Tools for enhancing the application of self-organizing maps in water resources research and engineering

Environmental measurements generate great volumes of high-dimensional data (often noisy and with missing values) from which meaningful messages may be extracted through appropriate organisation and summarisation. The self-organizing map (SOM) is an artificial neural network popular for recognizing patterns, relationships and clusters in such data. Through the finetuning of configuration and training parameters, the SOM can be tailored to best suit a specific data set. Presently, most hydrologic applications continue to rely on heuristics, software defaults or arbitrarily chosen parameters, forfeiting some of the potential benefits of the method, and often resulting in an output that does not best represent the actual features of the data. This paper guides researchers through the knowledgeable creation and interpretation of an appropriately customised SOM relevant to their particular high-dimensional, nonlinear data set.

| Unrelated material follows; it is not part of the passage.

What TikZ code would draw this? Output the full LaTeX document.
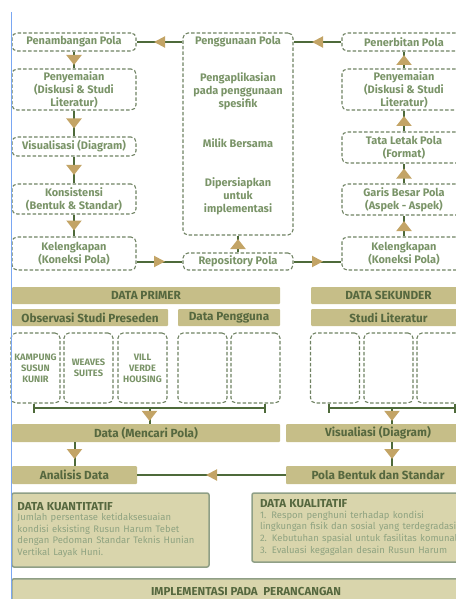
\documentclass[tikz,border=0pt]{standalone}
\usepackage{fontspec}
\setmainfont{Fira Sans}
\usetikzlibrary{arrows.meta,decorations.markings}
\definecolor{dashc}{HTML}{6F8262}
\definecolor{txtg}{HTML}{7A9468}
\definecolor{barc}{HTML}{C6BE88}
\definecolor{bart}{HTML}{56683F}
\definecolor{linec}{HTML}{4E6A3A}
\definecolor{tipc}{HTML}{C3A466}
\definecolor{infofill}{HTML}{D9D5AC}
\definecolor{infodraw}{HTML}{8F9F86}
\definecolor{bodyc}{HTML}{8FA381}
\definecolor{pageline}{HTML}{7AA7F2}
\newcommand\boxfont{\bfseries\fontsize{11}{13}\selectfont}
\newcommand\smallboxfont{\bfseries\fontsize{9.3}{11}\selectfont}
\newcommand\barfont{\bfseries\fontsize{11.8}{13}\selectfont}
\newcommand\infotitlefont{\bfseries\fontsize{11.6}{13}\selectfont}
\newcommand\infobodyfont{\fontsize{9.5}{11.5}\selectfont}
\tikzset{
  dbox/.style={draw=dashc,dash pattern=on 3.5bp off 2bp,line width=1.1bp,rounded corners=5bp,
    text=txtg,font=\boxfont,align=center,inner sep=0pt},
  boxtext/.style={text=txtg,font=\boxfont,align=center,inner sep=0pt},
  smallbox/.style={dbox,font=\smallboxfont,minimum width=49bp,minimum height=70bp},
  bar/.style={fill=barc,text=bart,font=\barfont,inner sep=0pt,rounded corners=1bp},
  infobox/.style={fill=infofill,draw=infodraw,line width=1.5bp,rounded corners=2bp,inner sep=0pt,align=left},
  link/.style={draw=linec,line width=2bp},
  tipV/.style={postaction={decorate,decoration={markings,
    mark=at position 0.5 with {\arrow[tipc,xshift=5bp]{Triangle[width=15bp,length=10bp]}}}}},
  tipH/.style={postaction={decorate,decoration={markings,
    mark=at position 0.5 with {\arrow[tipc,xshift=5.5bp]{Triangle[width=11bp,length=11bp]}}}}},
}
\begin{document}
\begin{tikzpicture}[x=1bp,y=-1bp,>=latex,line join=bevel]
\useasboundingbox (0,0) rectangle (456,599);
\clip (0,0) rectangle (456,599);
%% alur atas
\node (penambangan) at (74,42) [dbox,minimum width=124bp,minimum height=18bp] {Penambangan Pola};
\node (penyemaianL) at (74,89.5) [dbox,minimum width=124bp,minimum height=41bp] {Penyemaian\\(Diskusi \& Studi\\Literatur)};
\node (visualisasi) at (74,146.5) [dbox,minimum width=124bp,minimum height=19bp] {Visualisasi (Diagram)};
\node (konsistensi) at (74,199) [dbox,minimum width=124bp,minimum height=30bp] {Konsistensi\\(Bentuk \& Standar)};
\node (kelengkapanL) at (74,253.5) [dbox,minimum width=124bp,minimum height=33bp] {Kelengkapan\\(Koneksi Pola)};
\node (penggunaan) at (238,134) [dbox,minimum width=110bp,minimum height=202bp] {};
\node (penggunaanTitle) at (238,42) [boxtext] {Penggunaan Pola};
\node (aplikasi) at (238,91) [boxtext] {Pengaplikasian\\pada penggunaan\\spesifik};
\node (milik) at (238,143) [boxtext] {Milik Bersama};
\node (persiapan) at (238,196) [boxtext] {Dipersiapkan\\untuk\\implementasi};
\node (repository) at (238,261.5) [dbox,minimum width=110bp,minimum height=17bp] {Repository Pola};
\node (penerbitan) at (404,42) [dbox,minimum width=124bp,minimum height=18bp] {Penerbitan Pola};
\node (penyemaianR) at (404,89.5) [dbox,minimum width=124bp,minimum height=41bp] {Penyemaian\\(Diskusi \& Studi\\Literatur)};
\node (tataletak) at (404,147.5) [dbox,minimum width=124bp,minimum height=31bp] {Tata Letak Pola\\(Format)};
\node (garisbesar) at (404,199.5) [dbox,minimum width=124bp,minimum height=31bp] {Garis Besar Pola\\(Aspek - Aspek)};
\node (kelengkapanR) at (404,253.5) [dbox,minimum width=124bp,minimum height=33bp] {Kelengkapan\\(Koneksi Pola)};
%
\draw [link,tipV] (penambangan) -- (penyemaianL);
\draw [link,tipV] (penyemaianL) -- (visualisasi);
\draw [link,tipV] (visualisasi) -- (konsistensi);
\draw [link,tipV] (konsistensi) -- (kelengkapanL);
\draw [link,tipH] (kelengkapanL.east |- repository) -- (repository);
\draw [link,tipH] (repository) -- (kelengkapanR.west |- repository);
\draw [link,tipV] (repository) -- (penggunaan.south);
\draw [link,tipV] (kelengkapanR) -- (garisbesar);
\draw [link,tipV] (garisbesar) -- (tataletak);
\draw [link,tipV] (tataletak) -- (penyemaianR);
\draw [link,tipV] (penyemaianR) -- (penerbitan);
\draw [link,tipH] (penerbitan) -- (penggunaan.east |- penggunaanTitle);
\draw [link,tipH] (penggunaan.west |- penggunaanTitle) -- (penambangan);
%% data
\node (primer) at (146,295.5) [bar,minimum width=268bp,minimum height=17bp] {DATA PRIMER};
\node (sekunder) at (388.5,295.5) [bar,minimum width=155bp,minimum height=17bp] {DATA SEKUNDER};
\node (preseden) at (90,317.5) [bar,minimum width=156bp,minimum height=17bp] {Observasi Studi Preseden};
\node (pengguna) at (229,317.5) [bar,minimum width=102bp,minimum height=17bp] {Data Pengguna};
\node (literatur) at (388.5,317.5) [bar,minimum width=155bp,minimum height=17bp] {Studi Literatur};
\node (kampung) at (35.5,368) [smallbox] {KAMPUNG\\SUSUN\\KUNIR};
\node (weaves) at (88.5,368) [smallbox] {WEAVES\\SUITES};
\node (vill) at (142.5,368) [smallbox] {VILL\\VERDE\\HOUSING};
\node (penggunaA) at (202.5,368) [smallbox] {};
\node (penggunaB) at (255.5,368) [smallbox] {};
\node (literaturA) at (335,368) [smallbox] {};
\node (literaturB) at (388.5,368) [smallbox] {};
\node (literaturC) at (441.5,368) [smallbox] {};
\coordinate (brkLa) at (34,408);
\coordinate (brkLb) at (265,408);
\coordinate (brkL) at (149.5,408);
\coordinate (brkRa) at (329,408);
\coordinate (brkRb) at (455,408);
\coordinate (brkR) at (392,408);
\draw [link] (brkLa) -- (brkLb);
\draw [link] (brkRa) -- (brkRb);
\draw [link] (34,403.5) -- (34,412.5);
\draw [link] (265,403.5) -- (265,412.5);
\draw [link] (329,403.5) -- (329,412.5);
\draw [link] (455,403.5) -- (455,412.5);
\node (mencari) at (146,433) [bar,minimum width=268bp,minimum height=18bp] {Data (Mencari Pola)};
\node (visualiasi) at (378,433) [bar,minimum width=184bp,minimum height=18bp] {Visualiasi (Diagram)};
\node (analisis) at (74.5,475) [bar,minimum width=125bp,minimum height=18bp] {Analisis Data};
\node (polabentuk) at (378,475) [bar,minimum width=184bp,minimum height=18bp] {Pola Bentuk dan Standar};
\draw [link,tipV] (brkL) -- (brkL |- mencari.north);
\draw [link,tipV] (brkR) -- (brkR |- visualiasi.north);
\draw [link,tipV] (mencari.south -| analisis) -- (analisis);
\draw [link,tipV] (brkR |- visualiasi.south) -- (brkR |- polabentuk.north);
\draw [link,tipH] (polabentuk) -- (analisis);
%% hasil
\node (kuantitatif) at (110.5,530) [infobox,minimum width=197bp,minimum height=74bp,text width=186bp] {%
  {\infotitlefont\color{bart}DATA KUANTITATIF}\\[-1bp]
  \infobodyfont\color{bodyc}%
  \makebox[\linewidth][s]{Jumlah persentase ketidaksesuaian}\\
  \makebox[\linewidth][s]{kondisi eksisting Rusun Harum Tebet}\\
  \makebox[\linewidth][s]{dengan Pedoman Standar Teknis Hunian}\\
  Vertikal Layak Huni.};
\node (kualitatif) at (360,527.5) [infobox,minimum width=216bp,minimum height=69bp,text width=200bp] {%
  {\infotitlefont\color{bart}DATA KUALITATIF}\\[-1bp]
  \infobodyfont\color{bodyc}%
  \makebox[\linewidth][s]{1. Respon penghuni terhadap kondisi}\\
  lingkungan fisik dan sosial yang terdegradasi\\
  2. Kebutuhan spasial untuk fasilitas komunal\\
  \makebox[\linewidth][s]{3. Evaluasi kegagalan desain Rusun Harum}};
\node (implementasi) at (246,578) [infobox,anchor=north,minimum width=468bp,minimum height=30bp] {};
\node (implementasiTitle) at (246,591.5) [font=\infotitlefont,text=bart,inner sep=0pt] {IMPLEMENTASI PADA\ \ PERANCANGAN};
%
\draw [pageline,line width=1bp] (11.5,12) -- (11.5,599);
\end{tikzpicture}
\end{document}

An understanding of the effects that parameter selection and training options have on the extracted information is developed, practical guidance is given for appropriately modifying parameter sets, and comparisons are made with closely-related methods. Data pre-processing, parameter selection, initialisation, training, visualisation and interpretation of the output map for pattern extraction and clustering are discussed. Through individually customised SOMs, more meaningful information can be gained from data-driven exploratory analysis of the inter-component relationships involved in water resource systems.